On the ground, only five of the group survive and decide to proceed with the mission despite knowing the odds are now heavily stacked against them.

There are tensions within the disparate group, which is led by the distant and intense demolitions expert Corporal Ford.

The audience’s main sympathies, however, are drawn to Private Boyce, a quiet and considered man who seems at odds with a military career.

The group comes across a local woman, Chloe, who agrees to hide them while they determine how best to infiltrate the castle. She lives with her little brother and sick aunt and it’s here that we get the first hint there is something else in the offing.

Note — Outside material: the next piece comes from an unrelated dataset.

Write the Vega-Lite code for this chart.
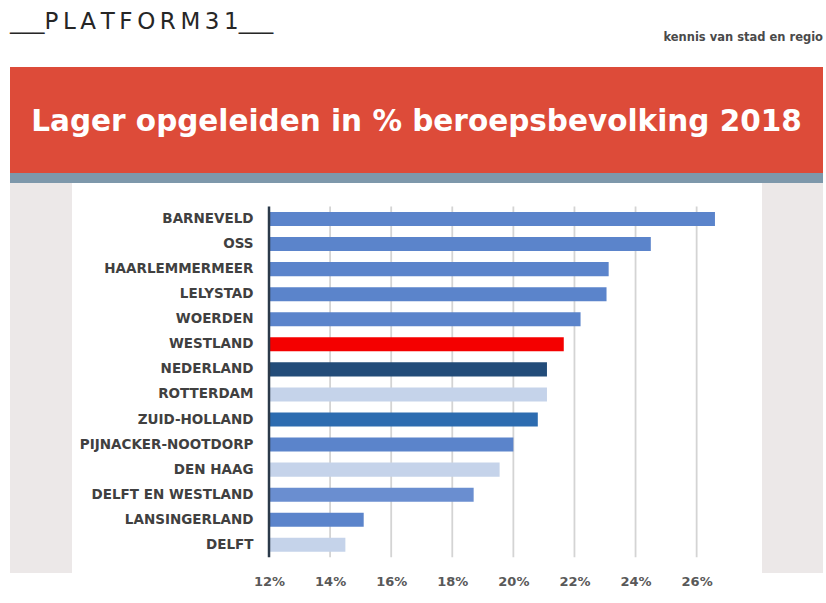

When Boyce finds himself inadvertently in the bowels of the castle he discovers horrifying secrets that will further complicate the mission but also galvanise the group into bringing down the evil Nazis.

Apart from a horde of super-human zombies, also in their way is a vicious officer, Wafner, who has been forcing himself upon Chloe and is taken prisoner by the group.

For this moment it’s a non-stop combination of Where Eagles Dare and 28 Days Later where hand-to-hand combat with the marauding undead is punctuated by gunfights and explosions.

As with most of the best horror films, the actors take things very seriously and this helps build considerable tension in a film that could easily have gone off the rails.

Jovan Adepo as Boyce, Wyatt Russell as Ford and Mathilde Ollivier as Chloe are all effective, but most enjoyable is Danish actor Pilou Asbaek as the reprehensible Wafner.

Asbaek is best known as Euron Greyjoy from television’s Game of Thrones, but you can also check him out in the solid thrillers The Absent One (2014) and A Hijacking from 2012.

Overlord is obviously not for everyone, perhaps not for many, but it’s gruesome fun for genre fans.

Avery is now slated to direct two more Hollywood movies, including a remake of Flash Gordon.